The jostling for power and relevance paid off for Raefipour, as exemplified by the fact that the Masaf Institute, which began with low-quality trolling, is now actively participating in coordinated online doxxing operations alongside the IRGC’s formal psychological warfare apparatus. Firsthand accounts of Iranians imprisoned after being doxxed only three days after the Kerman bombing reveal the Masaf Institute’s hand, with detainees underlining that the regime has entrusted Raefipour’s organization with “the creation of dossiers against Iranian online users.” Upon his release, one detainee highlighted that his interrogators had “200-300 printed pages of my tweets … and a significant chunk of this related to my criticism of Raefipour.”

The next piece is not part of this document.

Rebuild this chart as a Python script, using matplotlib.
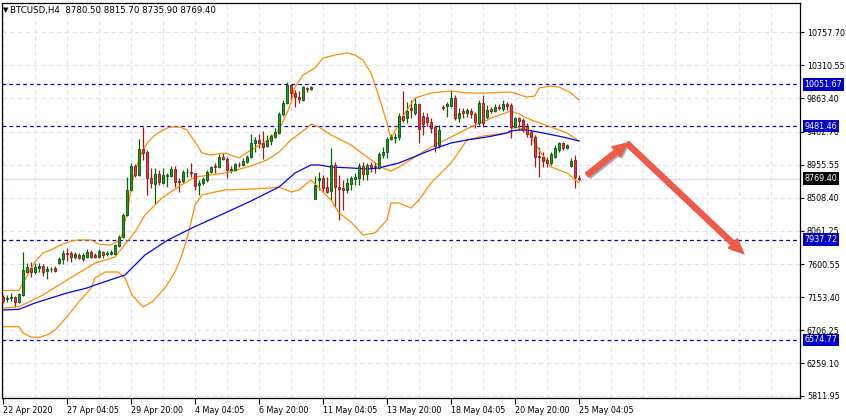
import matplotlib
matplotlib.use("Agg")
import matplotlib.pyplot as plt
import matplotlib.patheffects as pe
from matplotlib.patches import FancyArrowPatch
import numpy as np

# header text of the chart window
symbol_text = "BTCUSD,H4  8780.50 8815.70 8735.90 8769.40"

# H4 candles, 22 Apr 2020 .. 25 May 2020
opens = [7154, 7127, 7145, 7158, 7090, 7186, 7500, 7557, 7494, 7557,
         7580, 7512, 7535, 7557, 7617, 7671, 7761, 7761, 7698, 7730,
         7675, 7706, 7770, 7730, 7706, 7774, 7739, 7743, 7739, 7856,
         7978, 8274, 8614, 8940, 8818, 9171, 9126, 8773, 8695, 8827,
         8713, 8804, 8804, 8899, 8736, 8736, 8852, 8854, 8840, 8682,
         8705, 8750, 8854, 8940, 8922, 9066, 9035, 8881, 8886, 8958,
         8954, 8998, 9066, 9249, 9294, 9257, 9212, 9284, 9338, 9385,
         9647, 9801, 10042, 9929, 9874, 9838, 10001, 9991, 8491, 8750,
         8781, 8658, 8604, 8954, 8658, 8645, 8614, 8695, 8763, 8773,
         8940, 8827, 8954, 8944, 8917, 9090, 9126, 9303, 9317, 9330,
         9620, 9589, 9734, 9661, 9783, 9620, 9611, 9534, 9466, 9226,
         9746, 9756, 9760, 9861, 9588, 9688, 9657, 9688, 9643, 9521,
         9793, 9610, 9711, 9688, 9746, 9715, 9779, 9770, 9474, 9589,
         9566, 9484, 9406, 9338, 9080, 9066, 9022, 8977, 9066, 9158,
         9257, 9181, 8944, 9022, 8780.5]
highs = [7186, 7186, 7208, 7172, 7213, 7774, 7617, 7638, 7625, 7625,
         7607, 7580, 7571, 7580, 7706, 7797, 7829, 7788, 7770, 7757,
         7753, 7807, 7793, 7753, 7807, 7788, 7784, 7797, 7883, 8001,
         8297, 8790, 8977, 8967, 9307, 9474, 9158, 8909, 8909, 8886,
         8909, 8849, 8940, 8940, 8773, 8886, 8909, 8977, 8849, 8750,
         8790, 8886, 8940, 8977, 9103, 9121, 9066, 8940, 8985, 8998,
         9045, 9090, 9375, 9330, 9375, 9420, 9362, 9375, 9452, 9678,
         9838, 10078, 10055, 9974, 9964, 10028, 10015, 10028, 8804, 8862,
         8818, 8794, 9189, 8998, 8818, 8750, 8773, 8804, 8840, 8977,
         8998, 8977, 8990, 8990, 9134, 9194, 9338, 9375, 9393, 9657,
         9960, 9814, 9838, 9865, 9801, 9674, 9661, 9593, 9498, 9498,
         9770, 9814, 9974, 9906, 9725, 9725, 9733, 9725, 9678, 9838,
         9906, 9770, 9746, 9783, 9779, 9838, 9814, 9793, 9610, 9610,
         9589, 9521, 9430, 9362, 9202, 9134, 9066, 9134, 9226, 9270,
         9270, 9239, 9045, 9090, 8815.7]
lows = [7081, 7090, 7108, 7026, 7081, 7172, 7490, 7434, 7471, 7502,
        7444, 7403, 7502, 7498, 7607, 7607, 7648, 7638, 7675, 7675,
        7648, 7693, 7689, 7684, 7693, 7684, 7720, 7725, 7725, 7838,
        7961, 8260, 8600, 8790, 8804, 9022, 8546, 8637, 8423, 8682,
        8695, 8658, 8794, 8650, 8590, 8709, 8794, 8794, 8614, 8546,
        8682, 8726, 8840, 8840, 8909, 9022, 8773, 8840, 8872, 8931,
        8940, 8981, 9049, 9134, 9181, 9031, 9194, 9226, 9321, 9375,
        9620, 9783, 9828, 9746, 9793, 9828, 9942, 9974, 8487, 8614,
        8590, 8569, 8478, 8386, 8206, 8342, 8569, 8614, 8682, 8682,
        8750, 8750, 8862, 8840, 8895, 9045, 9045, 9294, 9249, 9294,
        9542, 9529, 9593, 9634, 9249, 9362, 9484, 9389, 9134, 9181,
        9702, 9610, 9742, 9566, 9542, 9589, 9610, 9589, 9461, 9498,
        9474, 9566, 9657, 9674, 9702, 9688, 9702, 9317, 9452, 9430,
        9406, 9338, 9226, 8931, 8794, 8931, 8931, 8954, 9045, 9134,
        9158, 9171, 8931, 8637, 8735.9]
closes = [7108, 7149, 7150, 7090, 7199, 7526, 7565, 7494, 7570, 7580,
          7494, 7539, 7541, 7516, 7671, 7761, 7739, 7698, 7739, 7693,
          7730, 7774, 7706, 7706, 7788, 7730, 7761, 7770, 7866, 7978,
          8274, 8614, 8940, 8818, 9167, 9121, 8773, 8705, 8827, 8718,
          8818, 8818, 8895, 8726, 8722, 8854, 8856, 8840, 8668, 8713,
          8763, 8854, 8922, 8922, 9066, 9031, 8886, 8895, 8967, 8949,
          9012, 9066, 9249, 9294, 9249, 9202, 9294, 9348, 9406, 9647,
          9801, 10042, 9929, 9874, 9847, 10010, 9983, 10014, 8682, 8781,
          8637, 8590, 8954, 8650, 8627, 8614, 8705, 8773, 8794, 8940,
          8827, 8954, 8931, 8931, 9099, 9134, 9307, 9338, 9338, 9620,
          9566, 9688, 9706, 9783, 9439, 9511, 9534, 9453, 9212, 9430,
          9725, 9779, 9861, 9588, 9665, 9657, 9702, 9643, 9534, 9793,
          9521, 9702, 9688, 9746, 9725, 9779, 9760, 9474, 9589, 9552,
          9430, 9371, 9338, 9066, 9062, 9012, 8985, 9099, 9181, 9249,
          9189, 9226, 9008, 8794, 8769.4]

# Bollinger bands (20) and moving average, sampled along the bar index
upper_x = [0, 4, 5, 8, 10, 12, 14, 17, 19, 22, 24, 27, 29.25, 29.75, 31.25,
           32.25, 33.5, 34.75, 36.25, 38, 40, 41.75, 44.25, 46, 48, 49.75,
           51.75, 55.5, 59, 62, 66, 69, 71, 72, 73, 75, 78, 80, 83, 86, 88, 90,
           92, 94, 96, 97, 99, 101, 103, 107, 112, 116, 121, 127, 131, 133,
           134, 137, 139, 142, 144]
upper_y = [7247, 7247, 7349, 7638, 7757, 7798, 7856, 7920, 7934, 7934, 7875,
           7866, 7934, 8001, 8369, 8722, 8953, 9130, 9266, 9362, 9430, 9470,
           9470, 9430, 9266, 9117, 9090, 9117, 9049, 9158, 9280, 9430, 9661,
           9797, 10014, 10177, 10273, 10409, 10449, 10477, 10449, 10381,
           10205, 9878, 9525, 9307, 9525, 9702, 9865, 9933, 9960, 9933, 9933,
           9946, 9878, 9892, 10001, 10028, 10014, 9933, 9838]
middle_x = [0, 4, 6, 10, 16, 21, 23, 28, 29.75, 33, 35.5, 39.75, 43.75, 48,
            55.5, 62, 66, 69, 72, 76, 77, 79, 82, 87, 91, 95, 97, 99, 103, 107,
            112, 117, 122, 127, 129, 132, 137, 141, 144]
middle_y = [7005, 7027, 7077, 7186, 7390, 7553, 7621, 7702, 7825, 8042, 8274,
            8505, 8654, 8790, 8845, 8940, 9022, 9130, 9294, 9457, 9511, 9470,
            9362, 9226, 9062, 8913, 8872, 8926, 9062, 9198, 9334, 9470, 9593,
            9688, 9647, 9566, 9470, 9389, 9280]
lower_x = [0, 4, 5, 7, 9, 11, 13, 16, 19, 22, 23, 25.5, 28.75, 30.5, 32.25,
           35, 37.25, 40.5, 43, 44.75, 46.25, 48, 49.75, 53, 55.5, 62, 67, 69,
           72, 74, 77, 79, 82, 84, 87, 90, 93, 96, 97, 99, 102, 104, 107, 112,
           116, 120, 126, 128, 131, 134, 137, 141, 144]
lower_y = [6754, 6754, 6669, 6614, 6610, 6641, 6710, 6890, 7094, 7277, 7417,
           7498, 7498, 7417, 7186, 7022, 7090, 7281, 7498, 7730, 8001, 8409,
           8546, 8586, 8614, 8627, 8641, 8654, 8586, 8614, 8750, 8641, 8478,
           8301, 8178, 8001, 8029, 8206, 8437, 8437, 8369, 8478, 8709, 8981,
           9294, 9348, 9389, 9470, 9430, 9158, 8926, 8845, 8709]
ma_x = [0, 4, 8, 16, 21, 23, 30.5, 35.5, 41.25, 47.25, 55.5, 62, 69, 73, 77,
        79, 82, 87, 91, 94, 99, 107, 112, 116, 121, 126, 127, 129, 131, 135,
        140, 144]
ma_y = [6981, 6991, 7077, 7213, 7281, 7321, 7458, 7730, 7934, 8097, 8301,
        8464, 8654, 8845, 8954, 8954, 8926, 8913, 8899, 8913, 8981, 9158,
        9253, 9294, 9334, 9389, 9416, 9430, 9430, 9389, 9334, 9280]

# axis labels and horizontal levels
date_labels = ["22 Apr 2020", "27 Apr 04:05", "29 Apr 20:00", "4 May 04:05",
               "6 May 20:00", "11 May 04:05", "13 May 20:00", "18 May 04:05",
               "20 May 20:00", "25 May 04:05"]
price_ticks = [10757.70, 10310.55, 9863.40, 9402.70, 8955.55, 8508.40,
               8061.25, 7600.55, 7153.40, 6706.25, 6259.10, 5811.95]
levels = [10051.67, 9481.46, 7937.72, 6574.77]
last_price = 8769.40

# forecast arrows (bar index, price)
arrow_x = [146, 156, 185]
arrow_y = [8818, 9249, 7757]

W, H = 846, 419
fig = plt.figure(figsize=(W / 100, H / 100), dpi=100)
ax = fig.add_axes([2 / W, 21 / H, 798 / W, 395 / H])
ax.set_xlim(-0.25, 199.25)
ax.set_ylim(5784.7, 11156.7)

grid_kw = dict(color="#e0e0f2", lw=0.8, ls=(0, (4, 3)), zorder=0)
for gx in range(0, 200, 8):
    ax.axvline(gx, **grid_kw)
for gy in price_ticks:
    ax.axhline(gy, **grid_kw)

ax.axhline(last_price, color="#dcdcf4", lw=1.0, zorder=0.5)
for lv in levels:
    ax.axhline(lv, color="#0000c0", lw=0.9, ls=(0, (3, 2.5)), zorder=1)

# candles
o = np.array(opens)
c = np.array(closes)
idx = np.arange(len(o))
up = c >= o
wick_col = np.where(up, "#006a00", "#a01818")
ax.vlines(idx, lows, highs, colors=wick_col, lw=0.9, zorder=2)
body_h = np.maximum(np.abs(c - o), 8)
ax.bar(idx, body_h, bottom=np.minimum(o, c), width=0.72,
       color=np.where(up, "#1aa01a", "#e03c3c"),
       edgecolor=np.where(up, "#0a4f0a", "#8c1616"), linewidth=0.6, zorder=3)

# indicators
ax.plot(upper_x, upper_y, color="#ff8c00", lw=0.9, zorder=2.5)
ax.plot(middle_x, middle_y, color="#ff8c00", lw=0.9, zorder=2.5)
ax.plot(lower_x, lower_y, color="#ff8c00", lw=0.9, zorder=2.5)
ax.plot(ma_x, ma_y, color="#0000ff", lw=0.9, zorder=2.5)

# forecast arrows with a soft shadow
for k in range(len(arrow_x) - 1):
    arr = FancyArrowPatch((arrow_x[k], arrow_y[k]), (arrow_x[k + 1], arrow_y[k + 1]),
                          arrowstyle="simple,head_length=1.0,head_width=0.9,tail_width=0.34",
                          mutation_scale=10, color="#f05a48", shrinkA=0, shrinkB=0,
                          zorder=4,
                          path_effects=[pe.withSimplePatchShadow(offset=(1.5, -1.5),
                                                                  shadow_rgbFace="#606060",
                                                                  alpha=0.55),
                                        pe.Normal()])
    ax.add_patch(arr)

# axes and ticks
for s in ax.spines.values():
    s.set_color("black")
    s.set_linewidth(0.9)
ax.yaxis.tick_right()
ax.set_yticks(price_ticks)
ax.set_yticklabels([f"{p:.2f}" for p in price_ticks])
ax.set_xticks(range(0, 16 * len(date_labels), 16))
ax.set_xticklabels(date_labels)
ax.tick_params(axis="y", direction="out", length=3, width=0.8, pad=2, labelsize=5.8)
ax.tick_params(axis="x", direction="out", length=4, width=0.8, pad=1.5, labelsize=5.8)
plt.setp(ax.get_xticklabels(), ha="left")

# price tags on the right scale
tag_kw = dict(transform=ax.get_yaxis_transform(), fontsize=5.8, va="center",
              ha="left", color="white", clip_on=False, zorder=6)
for lv in levels:
    ax.text(1.0055, lv, f"{lv:.2f}",
            bbox=dict(boxstyle="square,pad=0.22", fc="#0000c8", ec="none"), **tag_kw)
ax.text(1.0055, last_price, f"{last_price:.2f}",
        bbox=dict(boxstyle="square,pad=0.22", fc="black", ec="none"), **tag_kw)

fig.text(3 / W, 1 - 10.5 / H, "\u25bc", fontsize=5, va="center")
fig.text(10 / W, 1 - 10 / H, symbol_text, fontsize=6.2, va="center")

fig.savefig("out.png", dpi=100)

Since Jan. 3, these three shadowy entities — the Basij Cyberspace Organization, Seraj and the Masaf Institute — which overlap and whose members can work for more than one entity at the same time, have been spearheading an ongoing coordinated doxxing campaign against dissenting Iranians in tandem with the IRGC’s Intelligence Organization. This has led to the private details of thousands of Iranians critical of the regime being published online — including home and workplace addresses, family photos and even telephone numbers — resulting in their detention by the IRGC. The ongoing doxxing operation has brought the IRGC’s violent suppression from the streets to the internet — and has only made an already chilling environment more scary for ordinary Iranians, as they watch what they say online and in person. While there has been a lot of attention on the IRGC and Basij’s cyberterrorism abroad, this domestic component has, until now, been overlooked.